Fall 2020
Christine A. Sikorski
The president says China virus, China plague, says kung flu,
says China put the curse on us, and my husband worries about
my plan to leave our 14-year-old daughter unattended for half an hour
as she roller skates on the playground parking lot, her helmet only
partially covering her black hair, nothing disguising her skin.
I invoke protection, then walk toward the river as oaks and maples
shed their leaves, pen and index cards stuffed in my back pocket.
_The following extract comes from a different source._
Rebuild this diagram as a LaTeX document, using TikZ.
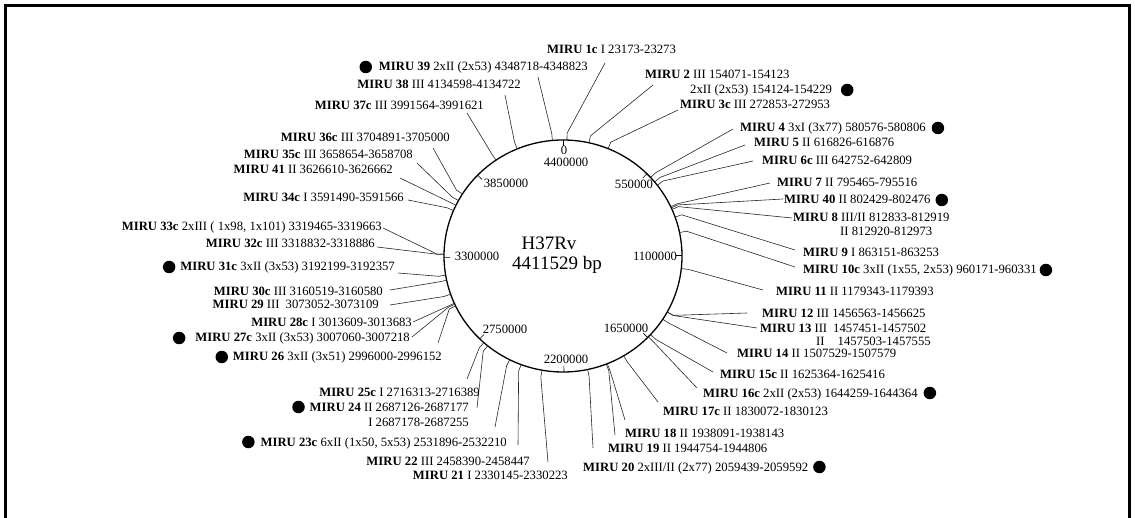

Maybe I’ll be able to write today, maybe a few words that can
stand in for beauty or consolation, repurposing these white rectangles
already faintly marked in pencil, each a study aid for an individual
Chinese character etched in my daughter’s tiny, careful script, each
a measure of the work she’s done to learn the language of her first country.
The president doesn’t know her, doesn’t target her specifically.
His hateful words fly and fall indiscriminately. But those who feed on them
beat a high school boy in California, throw acid at a woman in New York,
stab a man and his two children in Texas. They shout chink and Chinese bitch
and run them over and you are the virus and go back where you came from.
Summer of 1982, it was Vincent Chin. Two Detroit auto workers blamed him
for Japanese imports changing the industry—he had an Asian face, after all.
It’s because of you little motherfuckers that we’re out of work.
Eight days before his wedding, they beat him to death with a baseball bat.
I walk away from my daughter so she can feel like a normal kid, in normal times.
Whatever normal means in a country that gave us the Chinese Exclusion Act.
Whatever normal feels like when you live here and you’re not white.
I stop for a moment to gaze at the river. I don’t know if my daughter
will be safe, don’t know if someone among us might come unmoored, and
drift toward her, armed with weapons or words intended to erase her.